The tracks "Human Behaviour", "Big Time Sensuality", and "Venus as a Boy" are taken from Björk's 1993 album Debut. "Play Dead" was originally released on the Young Americans movie soundtrack (1993) but was included on some editions of Debut.

"Hyperballad", "Army of Me", "Isobel", and "Possibly Maybe" are from the 1995 Post album. "All Is Full of Love", "Jóga", "Bachelorette", and "Hunter" are from her 1997 Homogenic album. Finally, "Pagan Poetry" and "Hidden Place" are found on her 2001 Vespertine album.

The artwork on the CD was produced in collaboration with Icelandic contemporary artist Gabríela Friðriksdóttir. It is the only one of Björk's album covers that includes both a logo and a title.

Greatest Hits was released on the same day as Björk's Family Tree box set, which contained a "greatest hits" disc on which the songs were chosen by Björk. Greatest Hits and the greatest hits "as chosen by Björk" have seven tracks in common.
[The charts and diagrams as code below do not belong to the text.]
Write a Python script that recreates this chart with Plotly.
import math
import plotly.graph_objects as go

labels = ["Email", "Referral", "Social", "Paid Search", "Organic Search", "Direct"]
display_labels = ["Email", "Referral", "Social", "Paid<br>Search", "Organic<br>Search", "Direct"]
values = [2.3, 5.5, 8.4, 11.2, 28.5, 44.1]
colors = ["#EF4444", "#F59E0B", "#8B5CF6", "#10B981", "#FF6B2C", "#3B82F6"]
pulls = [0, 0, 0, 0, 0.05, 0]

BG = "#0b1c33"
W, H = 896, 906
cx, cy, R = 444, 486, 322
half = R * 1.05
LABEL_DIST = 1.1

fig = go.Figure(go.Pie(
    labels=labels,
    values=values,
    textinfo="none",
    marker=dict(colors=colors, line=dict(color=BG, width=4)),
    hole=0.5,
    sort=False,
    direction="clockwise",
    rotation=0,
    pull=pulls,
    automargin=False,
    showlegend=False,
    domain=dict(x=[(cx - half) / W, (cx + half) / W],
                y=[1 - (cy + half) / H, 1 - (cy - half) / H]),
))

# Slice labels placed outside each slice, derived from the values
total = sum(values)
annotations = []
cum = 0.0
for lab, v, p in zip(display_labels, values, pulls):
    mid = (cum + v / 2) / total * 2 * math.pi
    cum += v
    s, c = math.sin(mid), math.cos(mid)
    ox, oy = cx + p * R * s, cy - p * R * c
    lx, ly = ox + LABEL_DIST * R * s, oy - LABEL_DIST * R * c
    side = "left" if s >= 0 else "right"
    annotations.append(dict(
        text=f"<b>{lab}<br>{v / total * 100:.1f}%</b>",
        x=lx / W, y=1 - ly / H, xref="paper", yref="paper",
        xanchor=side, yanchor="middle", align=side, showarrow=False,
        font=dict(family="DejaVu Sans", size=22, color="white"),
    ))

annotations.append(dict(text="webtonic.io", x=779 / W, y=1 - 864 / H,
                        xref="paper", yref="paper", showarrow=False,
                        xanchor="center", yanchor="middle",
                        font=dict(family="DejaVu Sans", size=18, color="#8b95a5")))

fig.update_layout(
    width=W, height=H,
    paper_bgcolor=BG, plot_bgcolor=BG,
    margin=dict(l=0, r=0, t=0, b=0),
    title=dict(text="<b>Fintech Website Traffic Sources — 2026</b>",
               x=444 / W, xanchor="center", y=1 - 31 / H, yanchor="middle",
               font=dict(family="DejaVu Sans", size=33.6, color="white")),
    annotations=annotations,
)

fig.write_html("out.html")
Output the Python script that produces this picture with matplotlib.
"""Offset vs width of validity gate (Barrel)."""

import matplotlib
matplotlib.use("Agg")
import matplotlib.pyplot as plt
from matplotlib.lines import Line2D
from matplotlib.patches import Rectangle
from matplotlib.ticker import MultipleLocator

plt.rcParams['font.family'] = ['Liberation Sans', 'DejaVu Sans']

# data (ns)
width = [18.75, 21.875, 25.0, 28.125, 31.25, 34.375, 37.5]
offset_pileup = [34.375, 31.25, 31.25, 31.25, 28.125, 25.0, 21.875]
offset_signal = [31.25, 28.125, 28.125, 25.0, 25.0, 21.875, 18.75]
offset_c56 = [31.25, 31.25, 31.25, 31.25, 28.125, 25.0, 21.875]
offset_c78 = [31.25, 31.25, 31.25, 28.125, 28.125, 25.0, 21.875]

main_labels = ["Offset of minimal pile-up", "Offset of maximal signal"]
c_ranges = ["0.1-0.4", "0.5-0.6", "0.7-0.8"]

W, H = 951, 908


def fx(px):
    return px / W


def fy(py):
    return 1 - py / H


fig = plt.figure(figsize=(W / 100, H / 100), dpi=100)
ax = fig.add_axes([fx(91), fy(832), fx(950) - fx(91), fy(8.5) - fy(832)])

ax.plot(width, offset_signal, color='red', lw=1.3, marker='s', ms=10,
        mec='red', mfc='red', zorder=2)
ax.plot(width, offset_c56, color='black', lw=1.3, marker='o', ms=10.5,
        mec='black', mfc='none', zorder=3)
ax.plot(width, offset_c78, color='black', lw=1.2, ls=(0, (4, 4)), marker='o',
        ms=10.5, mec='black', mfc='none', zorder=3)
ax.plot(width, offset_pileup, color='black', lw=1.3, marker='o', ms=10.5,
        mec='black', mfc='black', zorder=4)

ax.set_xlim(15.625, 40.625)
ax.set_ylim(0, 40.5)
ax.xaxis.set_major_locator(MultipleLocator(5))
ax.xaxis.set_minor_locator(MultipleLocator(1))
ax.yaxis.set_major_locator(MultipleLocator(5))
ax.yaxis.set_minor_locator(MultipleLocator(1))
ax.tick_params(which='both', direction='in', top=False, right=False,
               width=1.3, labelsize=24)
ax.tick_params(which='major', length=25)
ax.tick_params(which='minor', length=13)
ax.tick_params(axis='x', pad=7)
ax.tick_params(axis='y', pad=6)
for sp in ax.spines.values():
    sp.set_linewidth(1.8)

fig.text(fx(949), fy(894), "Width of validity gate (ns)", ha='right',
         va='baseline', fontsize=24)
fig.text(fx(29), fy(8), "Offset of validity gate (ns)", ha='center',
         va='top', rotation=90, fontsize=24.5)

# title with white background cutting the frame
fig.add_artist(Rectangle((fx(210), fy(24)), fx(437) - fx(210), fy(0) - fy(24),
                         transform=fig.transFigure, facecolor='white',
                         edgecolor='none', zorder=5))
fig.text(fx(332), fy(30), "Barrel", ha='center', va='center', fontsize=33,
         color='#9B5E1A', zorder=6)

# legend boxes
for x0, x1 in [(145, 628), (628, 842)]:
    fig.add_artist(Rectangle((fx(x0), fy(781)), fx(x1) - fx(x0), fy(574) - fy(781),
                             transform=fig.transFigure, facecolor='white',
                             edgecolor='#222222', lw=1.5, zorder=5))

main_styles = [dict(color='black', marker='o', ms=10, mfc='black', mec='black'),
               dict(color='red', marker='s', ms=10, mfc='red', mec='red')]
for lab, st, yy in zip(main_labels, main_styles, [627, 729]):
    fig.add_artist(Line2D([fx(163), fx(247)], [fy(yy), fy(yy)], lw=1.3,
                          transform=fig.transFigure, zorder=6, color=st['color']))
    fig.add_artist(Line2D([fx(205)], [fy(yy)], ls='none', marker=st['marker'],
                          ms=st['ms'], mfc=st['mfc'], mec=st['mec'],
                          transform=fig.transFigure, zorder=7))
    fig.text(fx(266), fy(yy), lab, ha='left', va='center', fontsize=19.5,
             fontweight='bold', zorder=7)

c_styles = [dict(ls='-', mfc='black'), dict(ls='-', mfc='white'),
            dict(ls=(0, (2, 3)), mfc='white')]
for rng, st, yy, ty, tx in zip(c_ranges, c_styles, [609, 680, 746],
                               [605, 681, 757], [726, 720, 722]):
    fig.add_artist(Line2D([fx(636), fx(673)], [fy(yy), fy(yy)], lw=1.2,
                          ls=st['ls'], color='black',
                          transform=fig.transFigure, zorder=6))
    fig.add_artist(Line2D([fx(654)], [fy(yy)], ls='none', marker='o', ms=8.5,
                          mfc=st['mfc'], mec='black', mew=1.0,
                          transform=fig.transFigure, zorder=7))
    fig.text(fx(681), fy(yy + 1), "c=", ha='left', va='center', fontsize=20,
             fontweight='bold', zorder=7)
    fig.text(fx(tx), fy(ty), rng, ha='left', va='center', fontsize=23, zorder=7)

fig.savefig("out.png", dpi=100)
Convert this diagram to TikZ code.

The Greatest Hits album was also listed on Blender magazine's "500 CDs You Must Own".

==Track listing==

| No. | Title | Writer(s) | Producer(s) | Length |
|---|---|---|---|---|
| 1. | "All Is Full of Love" (Video Version; from Homogenic, 1997) | Björk | Björk | 4:46 |
| 2. | "Hyperballad" (from Post, 1995) | Björk | Nellee Hooper; Björk; | 5:23 |
| 3. | "Human Behaviour" (from Debut, 1993) | Björk; Hooper; | Hooper | 4:14 |
| 4. | "Jóga" (from Homogenic, 1997) | Björk; Sjón; | Björk; Mark Bell; | 5:04 |
| 5. | "Bachelorette" (from Homogenic, 1997) | Björk; Sjón; | Björk | 5:18 |
| 6. | "Army of Me" (from Post, 1995) | Björk; Graham Massey; | Hooper; Massey; Björk; | 3:57 |
| 7. | "Pagan Poetry" (from Vespertine, 2001) | Björk | Björk | 5:14 |
| 8. | "Big Time Sensuality" (The Fluke Minimix Video Version; from Debut, 1993) | Björk; Hooper; | Björk; Hooper; Fluke (remix); | 4:56 |
| 9. | "Venus as a Boy" (from Debut, 1993) | Björk | Hooper | 4:41 |
| 10. | "Hunter" (from Homogenic, 1997) | Björk | Björk; Bell; | 4:16 |
| 11. | "Hidden Place" (from Vespertine, 2001) | Björk; Guy Sigsworth; Bell; | Björk | 5:28 |
| 12. | "Isobel" (from Post, 1995) | Björk; Hooper; Marius De Vries; Sjón; | Hooper; Björk; | 5:49 |
| 13. | "Possibly Maybe" (from Post, 1995) | Björk; Hooper; De Vries; | Hooper; Björk; | 5:07 |
| 14. | "Play Dead" (from The Young Americans soundtrack, 1993) | Björk; David Arnold; Jah Wobble; | Arnold; Danny Cannon; | 3:57 |
| 15. | "It's in Our Hands" | Björk | Björk; Drew Daniel; | 4:15 |
| Total length: |  |  |  | 72:19 |

==Charts==

===Weekly charts===

Weekly chart performance for Greatest Hits
| Chart (2002) | Peak position |
|---|---|
| Australian Albums (ARIA) | 84 |
| Austrian Albums (Ö3 Austria) | 64 |
| Belgian Albums (Ultratop Flanders) | 42 |
| Belgian Albums (Ultratop Wallonia) | 18 |
| European Albums (Music & Media) | 67 |
| German Albums (Offizielle Top 100) | 71 |
| Italian Albums (FIMI) | 39 |
| Japanese Albums (Oricon) | 20 |
| Scottish Albums (OCC) | 55 |
| Swedish Albums (Sverigetopplistan) | 52 |
| Swiss Albums (Schweizer Hitparade) | 24 |
| UK Albums (OCC) | 53 |
| UK Independent Albums (OCC) | 6 |
| US Billboard 200 | 115 |
| US Top Dance Albums (Billboard) | 2 |

===Year-end charts===

2002 year-end chart performance for Greatest Hits
| Chart (2002) | Position |
|---|---|
| Canadian Alternative Albums (Nielsen SoundScan) | 176 |

2003 year-end chart performance for Greatest Hits
| Chart (2003) | Position |
|---|---|
| US Top Dance/Electronic Albums (Billboard) | 15 |

==Certifications==

Certifications for Greatest Hits
| Region | Certification | Certified units/sales |
| Argentina (CAPIF) | Gold | 20,000^{^} |
| Canada (Music Canada) | Gold | 50,000^{^} |
| Japan (RIAJ) | Gold | 100,000^{^} |
| United Kingdom (BPI) | Gold | 100,000^{^} |
^{^} Shipments figures based on certification alone.